• _WHAT TO DO_: The line holding "import plotly.graph_objects as go" is the last one to output; start at the first line of the data, keep every line in between exactly, and leave out pictures.

• _AVAILABLE DATA_:
================================

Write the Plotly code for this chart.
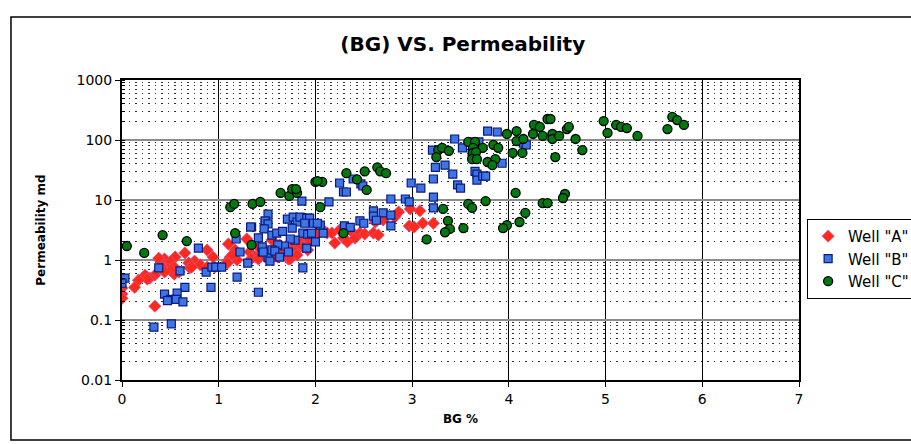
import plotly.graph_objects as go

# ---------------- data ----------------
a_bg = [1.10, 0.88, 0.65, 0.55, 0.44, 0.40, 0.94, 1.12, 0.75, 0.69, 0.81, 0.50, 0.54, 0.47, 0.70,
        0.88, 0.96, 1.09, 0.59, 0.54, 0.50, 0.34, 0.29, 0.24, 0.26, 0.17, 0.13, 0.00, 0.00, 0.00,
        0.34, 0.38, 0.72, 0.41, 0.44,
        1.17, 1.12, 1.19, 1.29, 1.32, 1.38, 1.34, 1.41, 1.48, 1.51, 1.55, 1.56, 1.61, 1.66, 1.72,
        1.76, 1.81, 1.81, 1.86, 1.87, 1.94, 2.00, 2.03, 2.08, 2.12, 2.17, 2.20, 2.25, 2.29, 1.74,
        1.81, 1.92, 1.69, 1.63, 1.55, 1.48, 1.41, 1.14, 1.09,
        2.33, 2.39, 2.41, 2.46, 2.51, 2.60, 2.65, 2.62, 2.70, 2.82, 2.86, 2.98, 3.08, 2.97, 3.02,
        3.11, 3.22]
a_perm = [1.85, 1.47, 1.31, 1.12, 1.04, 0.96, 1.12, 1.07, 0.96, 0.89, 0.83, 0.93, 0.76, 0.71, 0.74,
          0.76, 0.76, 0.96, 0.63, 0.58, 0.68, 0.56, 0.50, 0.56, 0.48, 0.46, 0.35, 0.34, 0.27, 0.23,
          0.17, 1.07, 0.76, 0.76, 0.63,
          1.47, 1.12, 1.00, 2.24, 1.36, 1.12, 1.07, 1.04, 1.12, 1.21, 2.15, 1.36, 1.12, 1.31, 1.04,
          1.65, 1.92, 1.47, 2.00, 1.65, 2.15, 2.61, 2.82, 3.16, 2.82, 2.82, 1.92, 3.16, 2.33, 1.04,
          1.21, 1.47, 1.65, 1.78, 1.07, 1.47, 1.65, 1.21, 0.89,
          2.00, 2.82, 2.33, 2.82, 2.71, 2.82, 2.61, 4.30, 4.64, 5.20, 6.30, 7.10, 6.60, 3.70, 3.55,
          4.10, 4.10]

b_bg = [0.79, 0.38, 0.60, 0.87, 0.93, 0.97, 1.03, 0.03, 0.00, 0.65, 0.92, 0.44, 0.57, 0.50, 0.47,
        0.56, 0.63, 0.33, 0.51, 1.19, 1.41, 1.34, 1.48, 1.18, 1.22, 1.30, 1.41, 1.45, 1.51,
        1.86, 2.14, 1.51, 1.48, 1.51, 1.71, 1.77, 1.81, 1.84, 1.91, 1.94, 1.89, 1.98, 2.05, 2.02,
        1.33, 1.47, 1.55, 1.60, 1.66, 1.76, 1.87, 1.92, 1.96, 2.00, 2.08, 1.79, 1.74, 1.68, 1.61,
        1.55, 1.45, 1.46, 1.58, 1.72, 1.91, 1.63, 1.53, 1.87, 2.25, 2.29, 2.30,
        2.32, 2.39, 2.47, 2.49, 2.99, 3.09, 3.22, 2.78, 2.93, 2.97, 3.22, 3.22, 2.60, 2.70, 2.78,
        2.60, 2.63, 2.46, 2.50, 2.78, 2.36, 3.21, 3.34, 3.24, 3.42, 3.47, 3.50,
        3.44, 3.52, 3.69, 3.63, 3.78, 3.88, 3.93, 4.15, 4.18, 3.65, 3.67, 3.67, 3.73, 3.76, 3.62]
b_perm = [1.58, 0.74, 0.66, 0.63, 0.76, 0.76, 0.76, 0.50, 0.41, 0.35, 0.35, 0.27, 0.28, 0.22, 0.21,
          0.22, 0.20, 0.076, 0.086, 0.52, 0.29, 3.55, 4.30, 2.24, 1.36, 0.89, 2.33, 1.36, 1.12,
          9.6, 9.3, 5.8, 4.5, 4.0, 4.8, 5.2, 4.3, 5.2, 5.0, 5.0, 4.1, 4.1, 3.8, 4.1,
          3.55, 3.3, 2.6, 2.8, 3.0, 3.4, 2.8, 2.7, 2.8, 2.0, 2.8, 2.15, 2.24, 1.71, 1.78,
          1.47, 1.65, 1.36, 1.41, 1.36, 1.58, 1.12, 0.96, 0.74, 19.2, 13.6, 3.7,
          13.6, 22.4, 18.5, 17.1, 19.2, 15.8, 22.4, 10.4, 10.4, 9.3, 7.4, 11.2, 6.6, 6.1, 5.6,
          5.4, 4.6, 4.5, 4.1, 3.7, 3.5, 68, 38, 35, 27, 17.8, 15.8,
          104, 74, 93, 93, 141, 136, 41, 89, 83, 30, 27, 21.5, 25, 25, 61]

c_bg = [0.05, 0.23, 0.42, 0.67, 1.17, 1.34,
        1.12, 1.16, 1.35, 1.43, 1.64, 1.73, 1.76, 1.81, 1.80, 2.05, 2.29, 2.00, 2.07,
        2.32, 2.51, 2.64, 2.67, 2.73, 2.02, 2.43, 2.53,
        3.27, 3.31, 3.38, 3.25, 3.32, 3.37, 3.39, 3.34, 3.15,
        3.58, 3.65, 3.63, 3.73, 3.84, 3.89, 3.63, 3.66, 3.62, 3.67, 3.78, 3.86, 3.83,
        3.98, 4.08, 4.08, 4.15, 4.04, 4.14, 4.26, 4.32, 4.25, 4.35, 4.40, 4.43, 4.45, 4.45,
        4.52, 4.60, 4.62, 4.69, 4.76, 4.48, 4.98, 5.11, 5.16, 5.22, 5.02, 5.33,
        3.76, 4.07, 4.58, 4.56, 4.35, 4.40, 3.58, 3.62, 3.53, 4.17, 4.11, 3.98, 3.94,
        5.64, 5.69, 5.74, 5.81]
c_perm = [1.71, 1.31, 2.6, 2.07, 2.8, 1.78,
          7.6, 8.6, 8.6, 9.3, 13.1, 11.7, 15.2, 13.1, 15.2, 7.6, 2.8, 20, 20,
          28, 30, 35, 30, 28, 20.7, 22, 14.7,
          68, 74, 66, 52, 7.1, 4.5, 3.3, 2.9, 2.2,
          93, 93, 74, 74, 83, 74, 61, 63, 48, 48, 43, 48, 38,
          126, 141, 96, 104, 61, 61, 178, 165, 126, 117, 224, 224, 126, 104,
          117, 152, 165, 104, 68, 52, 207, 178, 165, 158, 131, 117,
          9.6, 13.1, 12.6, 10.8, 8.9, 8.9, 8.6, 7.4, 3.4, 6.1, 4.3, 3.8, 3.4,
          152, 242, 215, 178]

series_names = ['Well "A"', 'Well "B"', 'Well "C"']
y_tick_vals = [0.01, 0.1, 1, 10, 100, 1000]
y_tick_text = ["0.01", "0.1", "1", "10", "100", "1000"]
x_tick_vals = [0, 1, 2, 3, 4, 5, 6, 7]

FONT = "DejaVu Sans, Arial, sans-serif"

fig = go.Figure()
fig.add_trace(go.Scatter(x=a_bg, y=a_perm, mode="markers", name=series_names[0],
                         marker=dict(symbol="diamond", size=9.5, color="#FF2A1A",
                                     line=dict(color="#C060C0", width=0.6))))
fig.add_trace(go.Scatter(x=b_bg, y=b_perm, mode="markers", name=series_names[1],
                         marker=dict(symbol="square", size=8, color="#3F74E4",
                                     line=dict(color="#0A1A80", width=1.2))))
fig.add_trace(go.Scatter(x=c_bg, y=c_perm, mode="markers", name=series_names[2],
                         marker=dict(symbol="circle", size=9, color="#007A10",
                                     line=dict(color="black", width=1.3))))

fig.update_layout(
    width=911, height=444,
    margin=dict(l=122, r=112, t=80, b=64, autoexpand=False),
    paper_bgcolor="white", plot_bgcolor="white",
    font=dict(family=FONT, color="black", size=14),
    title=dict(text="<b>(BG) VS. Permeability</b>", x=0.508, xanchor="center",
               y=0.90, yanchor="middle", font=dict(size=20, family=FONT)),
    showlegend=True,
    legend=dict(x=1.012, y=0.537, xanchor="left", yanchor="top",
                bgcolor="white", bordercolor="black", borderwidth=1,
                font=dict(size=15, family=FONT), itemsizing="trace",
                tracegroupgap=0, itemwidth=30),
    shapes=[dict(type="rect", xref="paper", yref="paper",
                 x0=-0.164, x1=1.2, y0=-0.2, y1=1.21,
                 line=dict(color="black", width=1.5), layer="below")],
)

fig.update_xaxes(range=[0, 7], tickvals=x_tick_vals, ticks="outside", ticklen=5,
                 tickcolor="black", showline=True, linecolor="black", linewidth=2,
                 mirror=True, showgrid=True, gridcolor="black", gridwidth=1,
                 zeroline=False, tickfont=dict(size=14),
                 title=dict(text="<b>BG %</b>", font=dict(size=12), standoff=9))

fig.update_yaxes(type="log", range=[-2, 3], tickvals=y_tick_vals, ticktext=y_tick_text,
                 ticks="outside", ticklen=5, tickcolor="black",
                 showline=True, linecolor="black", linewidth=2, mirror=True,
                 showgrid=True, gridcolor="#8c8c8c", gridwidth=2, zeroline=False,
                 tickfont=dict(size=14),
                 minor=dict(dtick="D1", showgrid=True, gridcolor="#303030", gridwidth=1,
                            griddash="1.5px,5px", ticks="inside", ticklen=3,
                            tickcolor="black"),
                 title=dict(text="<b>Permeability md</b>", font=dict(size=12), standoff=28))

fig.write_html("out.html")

================================

• _RESULT OF THIS TASK_:
Write the Plotly code for this chart.
import plotly.graph_objects as go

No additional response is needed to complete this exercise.